[START Provided entries]

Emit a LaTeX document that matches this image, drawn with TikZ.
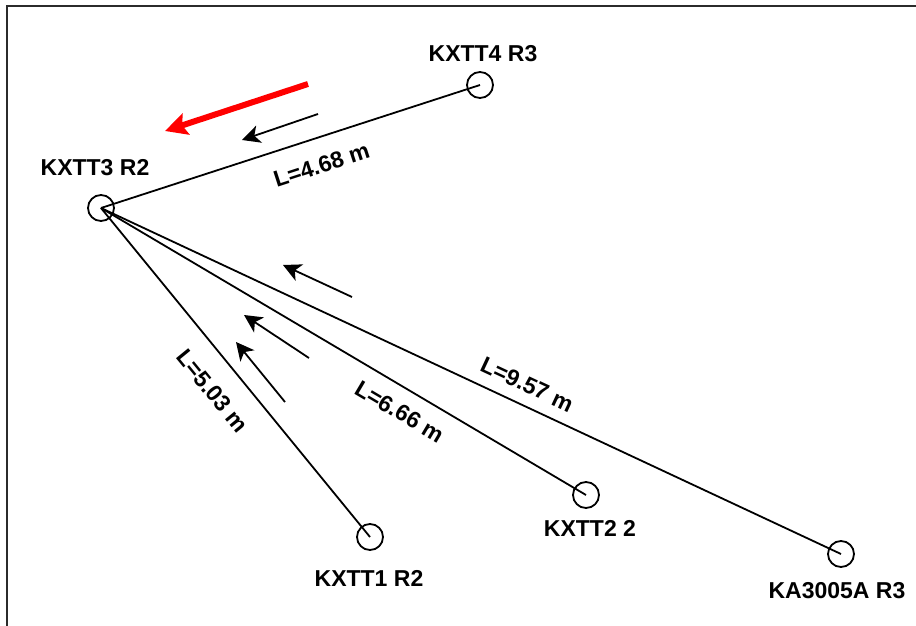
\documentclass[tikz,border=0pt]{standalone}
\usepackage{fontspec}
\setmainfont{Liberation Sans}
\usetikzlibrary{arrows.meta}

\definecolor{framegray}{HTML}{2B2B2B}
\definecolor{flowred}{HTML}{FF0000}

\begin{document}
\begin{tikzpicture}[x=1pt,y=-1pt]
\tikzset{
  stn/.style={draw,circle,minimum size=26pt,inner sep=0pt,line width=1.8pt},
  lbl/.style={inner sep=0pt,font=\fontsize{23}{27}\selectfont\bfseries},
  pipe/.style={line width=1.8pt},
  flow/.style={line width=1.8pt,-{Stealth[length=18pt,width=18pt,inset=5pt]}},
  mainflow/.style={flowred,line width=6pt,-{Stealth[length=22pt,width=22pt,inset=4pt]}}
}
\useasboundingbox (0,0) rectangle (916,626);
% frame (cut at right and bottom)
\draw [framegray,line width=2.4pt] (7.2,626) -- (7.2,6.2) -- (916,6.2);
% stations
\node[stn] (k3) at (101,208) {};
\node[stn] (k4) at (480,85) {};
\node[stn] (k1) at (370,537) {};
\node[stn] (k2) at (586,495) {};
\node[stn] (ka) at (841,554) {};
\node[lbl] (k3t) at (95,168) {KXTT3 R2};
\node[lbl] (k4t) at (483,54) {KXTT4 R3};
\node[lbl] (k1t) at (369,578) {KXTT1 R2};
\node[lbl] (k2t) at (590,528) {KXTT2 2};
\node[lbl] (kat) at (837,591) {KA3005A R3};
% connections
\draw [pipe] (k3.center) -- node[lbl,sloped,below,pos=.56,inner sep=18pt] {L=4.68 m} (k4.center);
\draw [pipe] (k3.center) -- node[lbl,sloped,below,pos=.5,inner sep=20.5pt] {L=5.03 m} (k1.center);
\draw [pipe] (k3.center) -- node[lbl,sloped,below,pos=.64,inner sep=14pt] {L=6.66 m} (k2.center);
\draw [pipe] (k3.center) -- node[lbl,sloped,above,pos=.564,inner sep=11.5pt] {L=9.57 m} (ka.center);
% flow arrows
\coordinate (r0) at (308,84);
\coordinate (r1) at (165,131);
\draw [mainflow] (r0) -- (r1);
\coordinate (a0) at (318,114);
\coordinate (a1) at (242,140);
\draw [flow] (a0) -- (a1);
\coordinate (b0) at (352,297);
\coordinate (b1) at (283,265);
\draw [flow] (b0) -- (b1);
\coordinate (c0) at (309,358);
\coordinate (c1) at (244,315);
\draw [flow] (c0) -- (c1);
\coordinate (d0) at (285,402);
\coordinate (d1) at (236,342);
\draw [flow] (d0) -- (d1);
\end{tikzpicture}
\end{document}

[END Provided entries]
[START Provided entries]

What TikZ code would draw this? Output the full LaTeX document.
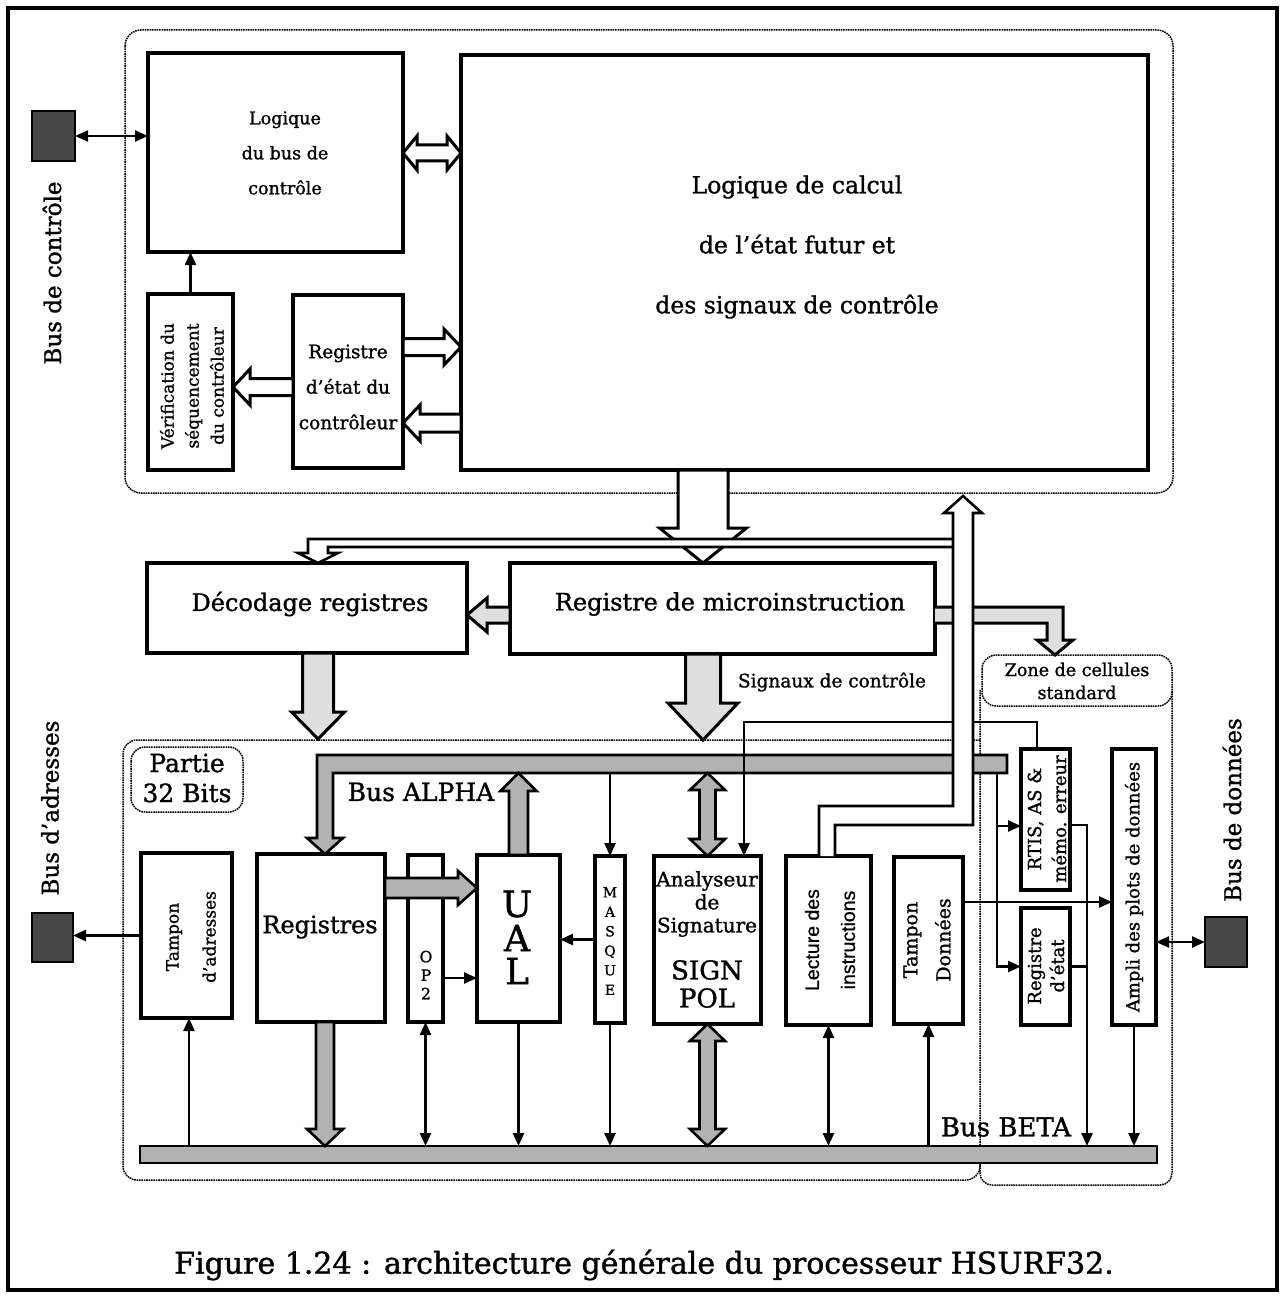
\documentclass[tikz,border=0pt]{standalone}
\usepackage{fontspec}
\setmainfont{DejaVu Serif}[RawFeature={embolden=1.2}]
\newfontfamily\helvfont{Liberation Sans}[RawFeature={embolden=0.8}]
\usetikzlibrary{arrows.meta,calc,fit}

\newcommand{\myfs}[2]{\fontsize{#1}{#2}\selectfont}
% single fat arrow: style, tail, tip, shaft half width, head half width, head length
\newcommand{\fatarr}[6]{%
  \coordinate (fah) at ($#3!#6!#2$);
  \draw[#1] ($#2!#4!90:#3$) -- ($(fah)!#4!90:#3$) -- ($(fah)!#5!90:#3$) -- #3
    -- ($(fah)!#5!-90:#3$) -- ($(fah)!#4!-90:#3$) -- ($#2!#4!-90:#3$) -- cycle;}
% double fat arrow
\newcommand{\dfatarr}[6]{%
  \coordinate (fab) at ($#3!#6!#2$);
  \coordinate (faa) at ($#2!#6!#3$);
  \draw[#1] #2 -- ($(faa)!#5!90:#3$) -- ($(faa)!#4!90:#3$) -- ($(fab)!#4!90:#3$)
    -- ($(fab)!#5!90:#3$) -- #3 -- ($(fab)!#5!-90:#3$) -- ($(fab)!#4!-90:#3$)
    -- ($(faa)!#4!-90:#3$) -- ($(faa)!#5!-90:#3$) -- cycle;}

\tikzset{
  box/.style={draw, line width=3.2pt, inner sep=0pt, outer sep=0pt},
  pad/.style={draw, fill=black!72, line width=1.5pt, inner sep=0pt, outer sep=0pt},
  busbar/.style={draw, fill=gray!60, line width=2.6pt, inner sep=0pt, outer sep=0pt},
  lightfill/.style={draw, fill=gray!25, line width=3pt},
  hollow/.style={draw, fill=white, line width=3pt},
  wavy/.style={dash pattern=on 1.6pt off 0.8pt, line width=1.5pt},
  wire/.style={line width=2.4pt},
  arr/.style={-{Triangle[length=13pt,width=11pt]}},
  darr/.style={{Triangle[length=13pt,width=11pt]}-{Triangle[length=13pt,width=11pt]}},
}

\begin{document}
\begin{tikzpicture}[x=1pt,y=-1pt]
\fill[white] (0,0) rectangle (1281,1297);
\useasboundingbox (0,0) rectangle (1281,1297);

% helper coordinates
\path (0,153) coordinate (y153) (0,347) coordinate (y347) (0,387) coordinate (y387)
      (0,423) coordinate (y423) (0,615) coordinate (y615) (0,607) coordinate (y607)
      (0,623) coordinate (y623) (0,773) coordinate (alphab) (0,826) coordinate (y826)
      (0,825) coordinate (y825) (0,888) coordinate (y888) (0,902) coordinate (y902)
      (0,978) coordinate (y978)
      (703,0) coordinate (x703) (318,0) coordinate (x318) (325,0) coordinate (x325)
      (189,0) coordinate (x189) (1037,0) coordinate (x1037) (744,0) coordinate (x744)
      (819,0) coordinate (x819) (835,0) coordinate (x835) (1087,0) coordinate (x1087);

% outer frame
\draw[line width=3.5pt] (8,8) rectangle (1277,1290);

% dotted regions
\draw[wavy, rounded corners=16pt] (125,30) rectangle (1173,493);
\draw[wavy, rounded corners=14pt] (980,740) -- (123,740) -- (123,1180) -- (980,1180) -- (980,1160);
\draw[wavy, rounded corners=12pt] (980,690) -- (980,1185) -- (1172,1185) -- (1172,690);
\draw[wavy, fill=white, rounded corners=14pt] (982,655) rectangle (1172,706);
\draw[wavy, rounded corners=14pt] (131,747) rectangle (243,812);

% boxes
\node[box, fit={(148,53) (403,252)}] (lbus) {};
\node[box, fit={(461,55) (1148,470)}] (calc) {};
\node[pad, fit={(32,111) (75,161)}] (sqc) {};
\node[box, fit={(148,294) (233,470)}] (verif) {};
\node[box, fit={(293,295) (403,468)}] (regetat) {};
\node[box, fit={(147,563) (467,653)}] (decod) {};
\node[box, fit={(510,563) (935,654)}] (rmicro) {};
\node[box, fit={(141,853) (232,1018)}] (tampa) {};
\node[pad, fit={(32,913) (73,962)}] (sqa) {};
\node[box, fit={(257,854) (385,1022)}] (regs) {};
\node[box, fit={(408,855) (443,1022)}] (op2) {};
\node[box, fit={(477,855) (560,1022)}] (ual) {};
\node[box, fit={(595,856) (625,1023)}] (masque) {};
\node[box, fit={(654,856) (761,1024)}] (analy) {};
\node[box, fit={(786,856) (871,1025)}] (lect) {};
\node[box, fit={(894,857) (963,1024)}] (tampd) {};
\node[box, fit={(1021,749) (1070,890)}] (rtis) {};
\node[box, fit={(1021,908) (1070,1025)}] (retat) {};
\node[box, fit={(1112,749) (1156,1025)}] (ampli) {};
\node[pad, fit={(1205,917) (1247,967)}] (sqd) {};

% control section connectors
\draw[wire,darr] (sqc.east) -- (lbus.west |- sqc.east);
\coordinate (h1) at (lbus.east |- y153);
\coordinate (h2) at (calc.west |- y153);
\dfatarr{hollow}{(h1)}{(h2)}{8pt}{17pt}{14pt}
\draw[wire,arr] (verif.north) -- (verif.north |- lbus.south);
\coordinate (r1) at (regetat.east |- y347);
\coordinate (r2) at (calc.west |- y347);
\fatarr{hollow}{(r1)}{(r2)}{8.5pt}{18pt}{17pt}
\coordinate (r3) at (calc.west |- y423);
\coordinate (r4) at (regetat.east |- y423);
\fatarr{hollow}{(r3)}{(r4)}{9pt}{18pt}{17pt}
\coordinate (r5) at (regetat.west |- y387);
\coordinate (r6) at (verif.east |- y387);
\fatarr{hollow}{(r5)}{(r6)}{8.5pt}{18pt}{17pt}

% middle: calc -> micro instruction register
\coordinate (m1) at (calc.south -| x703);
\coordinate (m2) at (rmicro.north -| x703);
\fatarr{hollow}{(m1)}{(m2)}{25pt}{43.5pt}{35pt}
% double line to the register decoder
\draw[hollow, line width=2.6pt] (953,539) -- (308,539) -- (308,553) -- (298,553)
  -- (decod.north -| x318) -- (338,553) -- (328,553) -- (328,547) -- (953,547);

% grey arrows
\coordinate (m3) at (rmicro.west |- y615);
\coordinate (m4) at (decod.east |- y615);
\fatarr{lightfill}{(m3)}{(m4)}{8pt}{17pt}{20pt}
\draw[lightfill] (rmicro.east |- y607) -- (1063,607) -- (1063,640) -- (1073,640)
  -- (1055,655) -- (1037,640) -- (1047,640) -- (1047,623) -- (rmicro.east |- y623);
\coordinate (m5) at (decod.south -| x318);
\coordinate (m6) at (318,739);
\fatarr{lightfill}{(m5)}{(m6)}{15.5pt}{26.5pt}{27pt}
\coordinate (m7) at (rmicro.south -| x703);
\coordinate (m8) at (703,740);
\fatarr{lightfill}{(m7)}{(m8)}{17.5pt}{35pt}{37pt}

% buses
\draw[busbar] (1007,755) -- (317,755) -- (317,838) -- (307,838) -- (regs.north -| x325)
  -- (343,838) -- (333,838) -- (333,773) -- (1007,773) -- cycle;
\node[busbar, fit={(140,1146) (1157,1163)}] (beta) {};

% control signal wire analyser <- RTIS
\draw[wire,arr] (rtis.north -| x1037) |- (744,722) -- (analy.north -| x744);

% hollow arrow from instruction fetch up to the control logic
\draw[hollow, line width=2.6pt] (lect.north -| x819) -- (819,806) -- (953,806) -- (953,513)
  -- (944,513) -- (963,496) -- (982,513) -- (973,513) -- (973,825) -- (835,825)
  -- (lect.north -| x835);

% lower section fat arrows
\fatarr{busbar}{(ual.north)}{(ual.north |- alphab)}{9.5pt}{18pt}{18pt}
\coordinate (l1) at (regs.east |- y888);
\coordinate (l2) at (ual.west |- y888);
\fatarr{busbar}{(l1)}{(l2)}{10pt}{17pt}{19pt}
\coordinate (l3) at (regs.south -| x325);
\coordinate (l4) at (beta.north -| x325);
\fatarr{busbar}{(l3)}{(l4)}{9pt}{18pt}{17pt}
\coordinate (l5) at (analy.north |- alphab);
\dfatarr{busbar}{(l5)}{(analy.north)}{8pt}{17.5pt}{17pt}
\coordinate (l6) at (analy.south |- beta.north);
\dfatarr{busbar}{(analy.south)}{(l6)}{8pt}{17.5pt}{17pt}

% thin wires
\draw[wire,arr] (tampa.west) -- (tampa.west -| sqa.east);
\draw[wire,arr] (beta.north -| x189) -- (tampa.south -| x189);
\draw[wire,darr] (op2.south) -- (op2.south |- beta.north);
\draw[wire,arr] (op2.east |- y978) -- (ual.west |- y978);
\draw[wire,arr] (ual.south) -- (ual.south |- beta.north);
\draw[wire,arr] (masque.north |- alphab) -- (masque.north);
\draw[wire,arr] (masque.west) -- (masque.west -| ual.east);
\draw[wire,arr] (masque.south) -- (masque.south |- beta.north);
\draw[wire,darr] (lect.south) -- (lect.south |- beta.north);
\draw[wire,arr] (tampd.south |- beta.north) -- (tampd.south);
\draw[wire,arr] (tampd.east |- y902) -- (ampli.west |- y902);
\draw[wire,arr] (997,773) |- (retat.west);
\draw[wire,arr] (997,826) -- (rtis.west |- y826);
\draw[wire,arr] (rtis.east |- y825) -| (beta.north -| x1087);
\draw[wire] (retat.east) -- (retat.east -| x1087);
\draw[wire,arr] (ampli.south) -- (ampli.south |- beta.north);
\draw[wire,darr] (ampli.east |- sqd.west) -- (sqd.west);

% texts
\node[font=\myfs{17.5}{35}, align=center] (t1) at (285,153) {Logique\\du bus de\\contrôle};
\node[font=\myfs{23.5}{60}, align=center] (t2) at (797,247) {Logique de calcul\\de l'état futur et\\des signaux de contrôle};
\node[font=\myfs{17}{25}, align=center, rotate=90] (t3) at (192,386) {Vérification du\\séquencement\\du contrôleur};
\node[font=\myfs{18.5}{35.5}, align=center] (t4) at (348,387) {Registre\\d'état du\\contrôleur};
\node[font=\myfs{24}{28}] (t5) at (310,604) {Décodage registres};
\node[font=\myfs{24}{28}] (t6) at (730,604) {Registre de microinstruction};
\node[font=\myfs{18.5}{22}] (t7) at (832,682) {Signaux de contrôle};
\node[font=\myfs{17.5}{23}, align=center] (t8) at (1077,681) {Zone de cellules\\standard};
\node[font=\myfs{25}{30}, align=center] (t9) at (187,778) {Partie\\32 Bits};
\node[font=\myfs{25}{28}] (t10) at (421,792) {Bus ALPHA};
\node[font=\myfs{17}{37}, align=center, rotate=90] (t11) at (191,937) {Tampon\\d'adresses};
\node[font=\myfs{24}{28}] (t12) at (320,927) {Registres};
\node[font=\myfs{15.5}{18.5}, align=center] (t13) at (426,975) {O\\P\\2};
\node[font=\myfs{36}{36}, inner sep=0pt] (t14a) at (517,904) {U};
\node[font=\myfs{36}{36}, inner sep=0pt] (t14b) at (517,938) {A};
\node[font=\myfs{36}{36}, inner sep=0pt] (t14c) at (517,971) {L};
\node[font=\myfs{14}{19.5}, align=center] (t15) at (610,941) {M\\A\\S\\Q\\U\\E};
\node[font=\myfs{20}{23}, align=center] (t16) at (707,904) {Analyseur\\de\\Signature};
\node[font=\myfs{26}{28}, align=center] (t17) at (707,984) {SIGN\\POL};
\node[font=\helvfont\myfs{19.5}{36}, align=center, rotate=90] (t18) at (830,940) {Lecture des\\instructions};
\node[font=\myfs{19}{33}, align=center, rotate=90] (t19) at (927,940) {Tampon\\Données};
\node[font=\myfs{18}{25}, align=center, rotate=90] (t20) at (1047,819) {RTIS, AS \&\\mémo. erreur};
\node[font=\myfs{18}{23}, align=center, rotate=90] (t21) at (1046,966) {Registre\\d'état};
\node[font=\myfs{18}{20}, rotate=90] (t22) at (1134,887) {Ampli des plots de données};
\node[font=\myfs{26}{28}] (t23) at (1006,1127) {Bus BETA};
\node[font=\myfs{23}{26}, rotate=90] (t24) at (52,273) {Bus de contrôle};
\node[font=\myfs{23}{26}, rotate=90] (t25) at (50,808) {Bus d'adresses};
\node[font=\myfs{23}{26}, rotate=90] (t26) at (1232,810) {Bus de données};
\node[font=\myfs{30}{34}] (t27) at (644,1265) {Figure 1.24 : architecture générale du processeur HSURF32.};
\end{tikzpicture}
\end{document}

[END Provided entries]

Across the entries above, how many lines contain "this"? Provide only the count.

▸ Correct result
2